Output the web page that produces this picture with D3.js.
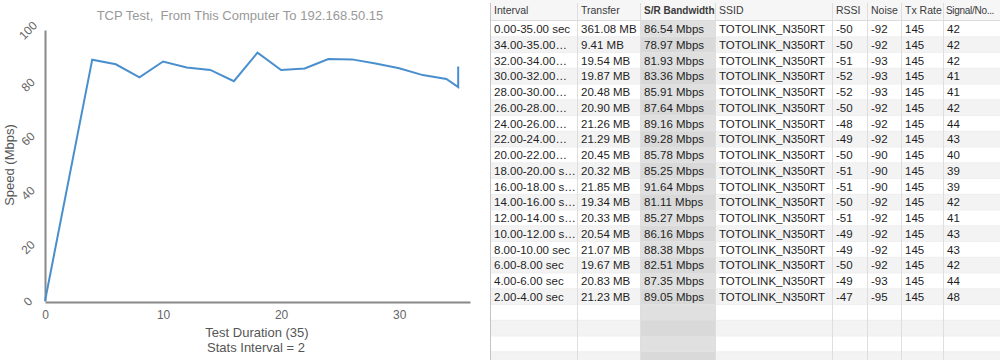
<!DOCTYPE html>
<html>
<head>
<meta charset="utf-8">
<script src="https://cdn.jsdelivr.net/npm/d3@7"></script>
<style>
  body { margin: 0; background: #fff; }
  svg { display: block; font-family: "Liberation Sans", Arial, sans-serif; }
  text { white-space: pre; }
</style>
</head>
<body>
<div id="chart-container"></div>
<script>
// Line chart data (end of each interval, Mbps)
const lineTimes = [0, 4, 6, 8, 10, 12, 14, 16, 18, 20, 22, 24, 26, 28, 30, 32, 34, 35, 35];
const lineSpeeds = [0, 89.05, 87.35, 82.51, 88.38, 86.16, 85.27, 81.11, 91.64, 85.25, 85.78, 89.28, 89.16, 87.64, 85.91, 83.36, 81.93, 78.97, 86.54];
const yTicks = [0, 20, 40, 60, 80, 100];
const xTicks = [0, 10, 20, 30];

// Table data
const headers = ["Interval", "Transfer", "S/R Bandwidth", "SSID", "RSSI", "Noise", "Tx Rate", "Signal/No..."];
const intervals = ["0.00-35.00 sec", "34.00-35.00\u2026", "32.00-34.00\u2026", "30.00-32.00\u2026", "28.00-30.00\u2026",
  "26.00-28.00\u2026", "24.00-26.00\u2026", "22.00-24.00\u2026", "20.00-22.00\u2026", "18.00-20.00 s\u2026",
  "16.00-18.00 s\u2026", "14.00-16.00 s\u2026", "12.00-14.00 s\u2026", "10.00-12.00 s\u2026", "8.00-10.00 sec",
  "6.00-8.00 sec", "4.00-6.00 sec", "2.00-4.00 sec"];
const transfers = ["361.08 MB", "9.41 MB", "19.54 MB", "19.87 MB", "20.48 MB", "20.90 MB", "21.26 MB", "21.29 MB",
  "20.45 MB", "20.32 MB", "21.85 MB", "19.34 MB", "20.33 MB", "20.54 MB", "21.07 MB", "19.67 MB", "20.83 MB", "21.23 MB"];
const bandwidths = ["86.54 Mbps", "78.97 Mbps", "81.93 Mbps", "83.36 Mbps", "85.91 Mbps", "87.64 Mbps", "89.16 Mbps",
  "89.28 Mbps", "85.78 Mbps", "85.25 Mbps", "91.64 Mbps", "81.11 Mbps", "85.27 Mbps", "86.16 Mbps", "88.38 Mbps",
  "82.51 Mbps", "87.35 Mbps", "89.05 Mbps"];
const ssids = intervals.map(() => "TOTOLINK_N350RT");
const rssi = [-50, -50, -51, -52, -52, -50, -48, -49, -50, -51, -51, -50, -51, -49, -49, -50, -49, -47];
const noise = [-92, -92, -93, -93, -93, -92, -92, -92, -90, -90, -90, -92, -92, -92, -92, -92, -93, -95];
const txRate = [145, 145, 145, 145, 145, 145, 145, 145, 145, 145, 145, 145, 145, 145, 145, 145, 145, 145];
const snr = [42, 42, 42, 41, 41, 42, 44, 43, 40, 39, 39, 42, 41, 43, 43, 42, 44, 48];

const W = 1000, H = 360;
const svg = d3.select("#chart-container").append("svg")
  .attr("width", W)
  .attr("height", H);

// ---- Line chart ----
const x = d3.scaleLinear().domain([0, 36]).range([45, 470]);
const y = d3.scaleLinear().domain([0, 100]).range([301, 30]);

svg.append("text")
  .attr("x", 240)
  .attr("y", 15)
  .attr("dy", "0.35em")
  .attr("text-anchor", "middle")
  .attr("fill", "#999")
  .style("font-size", "13px")
  .text("TCP Test,  From This Computer To 192.168.50.15");

const yAxis = svg.append("g")
  .attr("transform", "translate(45,0)")
  .call(d3.axisLeft(y).tickValues(yTicks).tickSize(0).tickSizeOuter(0));
yAxis.select(".domain").attr("stroke", "#888").attr("stroke-width", 2);
yAxis.selectAll(".tick text")
  .attr("x", -17)
  .attr("dy", "0.35em")
  .attr("text-anchor", "middle")
  .attr("transform", "rotate(-45,-17,0)")
  .attr("fill", "#666")
  .style("font-size", "12px")
  .style("font-family", "'Liberation Sans', Arial, sans-serif");

const xAxis = svg.append("g")
  .attr("transform", "translate(0,302)")
  .call(d3.axisBottom(x).tickValues(xTicks).tickSize(0).tickSizeOuter(0).tickPadding(8));
xAxis.select(".domain").attr("stroke", "#888").attr("stroke-width", 2);
xAxis.selectAll(".tick text")
  .attr("fill", "#666")
  .style("font-size", "12px")
  .style("font-family", "'Liberation Sans', Arial, sans-serif");

svg.append("text")
  .attr("transform", "translate(9,165) rotate(-90)")
  .attr("dy", "0.35em")
  .attr("text-anchor", "middle")
  .attr("fill", "#555")
  .style("font-size", "13px")
  .text("Speed (Mbps)");

svg.append("text")
  .attr("x", 257)
  .attr("y", 332)
  .attr("dy", "0.35em")
  .attr("text-anchor", "middle")
  .attr("fill", "#555")
  .style("font-size", "13px")
  .text("Test Duration (35)");

svg.append("text")
  .attr("x", 256)
  .attr("y", 347)
  .attr("dy", "0.35em")
  .attr("text-anchor", "middle")
  .attr("fill", "#555")
  .style("font-size", "13px")
  .text("Stats Interval = 2");

const line = d3.line()
  .x((d, i) => x(lineTimes[i]))
  .y(d => y(d));

svg.append("path")
  .datum(lineSpeeds)
  .attr("fill", "none")
  .attr("stroke", "#4a8fcd")
  .attr("stroke-width", 2)
  .attr("stroke-linejoin", "miter")
  .attr("d", line);

// ---- Table ----
const colX = [490, 577, 640, 715, 832, 867, 901, 943, 1000];
const headerH = 21;
const rowH = 15.75;
const nRows = Math.ceil((H - headerH) / rowH);
const columns = [intervals, transfers, bandwidths, ssids, rssi, noise, txRate, snr];
const sortedCol = 2;

const table = svg.append("g");

// header
table.append("rect")
  .attr("x", colX[0]).attr("y", 0)
  .attr("width", W - colX[0]).attr("height", headerH)
  .attr("fill", "#f6f6f6");
table.append("line")
  .attr("x1", colX[0]).attr("x2", W)
  .attr("y1", headerH - 0.5).attr("y2", headerH - 0.5)
  .attr("stroke", "#dcdcdc");

// rows
const rows = d3.range(nRows);
table.selectAll(".row-bg")
  .data(rows)
  .enter().append("rect")
  .attr("class", "row-bg")
  .attr("x", colX[0])
  .attr("y", d => headerH + d * rowH)
  .attr("width", W - colX[0])
  .attr("height", rowH)
  .attr("fill", d => d % 2 ? "#f3f3f3" : "#fff");

table.selectAll(".row-line")
  .data(rows)
  .enter().append("line")
  .attr("class", "row-line")
  .attr("x1", colX[0]).attr("x2", W)
  .attr("y1", d => headerH + (d + 1) * rowH)
  .attr("y2", d => headerH + (d + 1) * rowH)
  .attr("stroke", "#ececec")
  .attr("stroke-width", 0.8);

// sorted column shading
table.selectAll(".sort-bg")
  .data(rows)
  .enter().append("rect")
  .attr("class", "sort-bg")
  .attr("x", colX[sortedCol])
  .attr("y", d => headerH + d * rowH)
  .attr("width", colX[sortedCol + 1] - colX[sortedCol])
  .attr("height", rowH)
  .attr("fill", d => d % 2 ? "#d9d9d9" : "#e0e0e0");

// column separators
table.selectAll(".col-line")
  .data(colX.slice(0, -1))
  .enter().append("line")
  .attr("class", "col-line")
  .attr("x1", d => d + 0.5).attr("x2", d => d + 0.5)
  .attr("y1", 3).attr("y2", H)
  .attr("stroke", (d, i) => i === 0 ? "#c4c4c4" : "#dedede");

// header labels
table.selectAll(".head")
  .data(headers)
  .enter().append("text")
  .attr("class", "head")
  .attr("x", (d, i) => colX[i] + (i === headers.length - 1 ? 3 : 4))
  .attr("y", headerH / 2)
  .attr("dy", "0.35em")
  .attr("fill", "#3a3a3a")
  .style("font-size", (d, i) => i === sortedCol || i === headers.length - 1 ? "10px" : "10.5px")
  .style("letter-spacing", (d, i) => i === headers.length - 1 ? "-0.3px" : null)
  .style("font-weight", (d, i) => i === sortedCol ? "bold" : "normal")
  .text(d => d);

// cell text
columns.forEach((col, ci) => {
  table.selectAll(".cell-" + ci)
    .data(col)
    .enter().append("text")
    .attr("class", "cell-" + ci)
    .attr("x", colX[ci] + 4)
    .attr("y", (d, i) => headerH + i * rowH + rowH / 2)
    .attr("dy", "0.36em")
    .attr("fill", "#1e1e1e")
    .style("font-size", "11.5px")
    .text(d => d);
});
</script>
</body>
</html>
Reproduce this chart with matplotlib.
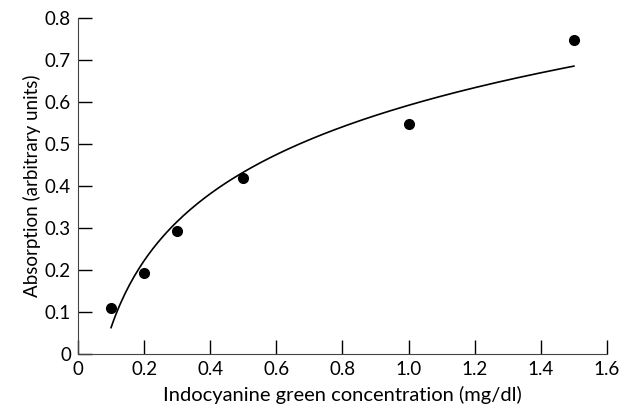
import numpy as np
import matplotlib.pyplot as plt

conc = [0.1, 0.2, 0.3, 0.5, 1.0, 1.5]
absorption = [0.11, 0.193, 0.292, 0.42, 0.548, 0.748]

# logarithmic fit through the measured points
a, b = np.polyfit(np.log(conc), absorption, 1)
xf = np.linspace(0.1, 1.5, 200)
yf = a * np.log(xf) + b

plt.rcParams['font.family'] = ['Lato', 'DejaVu Sans']

fig = plt.figure(figsize=(6.29, 4.12), dpi=100)
ax = fig.add_axes([0.124, 0.141, 0.841, 0.815])

ax.plot(xf, yf, color='black', lw=1.2)
ax.plot(conc, absorption, 'o', color='black', ms=7)

ax.set_xlim(0, 1.6)
ax.set_ylim(0, 0.8)
ax.set_xticks(np.arange(0, 1.61, 0.2))
ax.set_yticks(np.arange(0, 0.81, 0.1))
ax.set_xticklabels(['0', '0.2', '0.4', '0.6', '0.8', '1.0', '1.2', '1.4', '1.6'])
ax.set_yticklabels(['0', '0.1', '0.2', '0.3', '0.4', '0.5', '0.6', '0.7', '0.8'])
ax.tick_params(direction='in', length=10, width=1, labelsize=13.5, pad=5)
for s in ['left', 'bottom']:
    ax.spines[s].set_color('#444444')
ax.spines['top'].set_visible(False)
ax.spines['right'].set_visible(False)
ax.set_xlabel('Indocyanine green concentration (mg/dl)', fontsize=14.5, labelpad=6)
ax.set_ylabel('Absorption (arbitrary units)', fontsize=13.5, labelpad=3)

fig.savefig('out.png', dpi=100)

◇ ◇ ◇ ◇ ◇

Exercise directions: Up to and including the line containing "const xTicks = [0, 10, 20, 30];", repeat every line from the start of the data, but none of the pictures.

The answer:
Output the web page that produces this picture with D3.js.
<!DOCTYPE html>
<html>
<head>
<meta charset="utf-8">
<script src="https://cdn.jsdelivr.net/npm/d3@7"></script>
<style>
  body { margin: 0; background: #fff; }
  svg { display: block; font-family: "Liberation Sans", Arial, sans-serif; }
  text { white-space: pre; }
</style>
</head>
<body>
<div id="chart-container"></div>
<script>
// Line chart data (end of each interval, Mbps)
const lineTimes = [0, 4, 6, 8, 10, 12, 14, 16, 18, 20, 22, 24, 26, 28, 30, 32, 34, 35, 35];
const lineSpeeds = [0, 89.05, 87.35, 82.51, 88.38, 86.16, 85.27, 81.11, 91.64, 85.25, 85.78, 89.28, 89.16, 87.64, 85.91, 83.36, 81.93, 78.97, 86.54];
const yTicks = [0, 20, 40, 60, 80, 100];
const xTicks = [0, 10, 20, 30];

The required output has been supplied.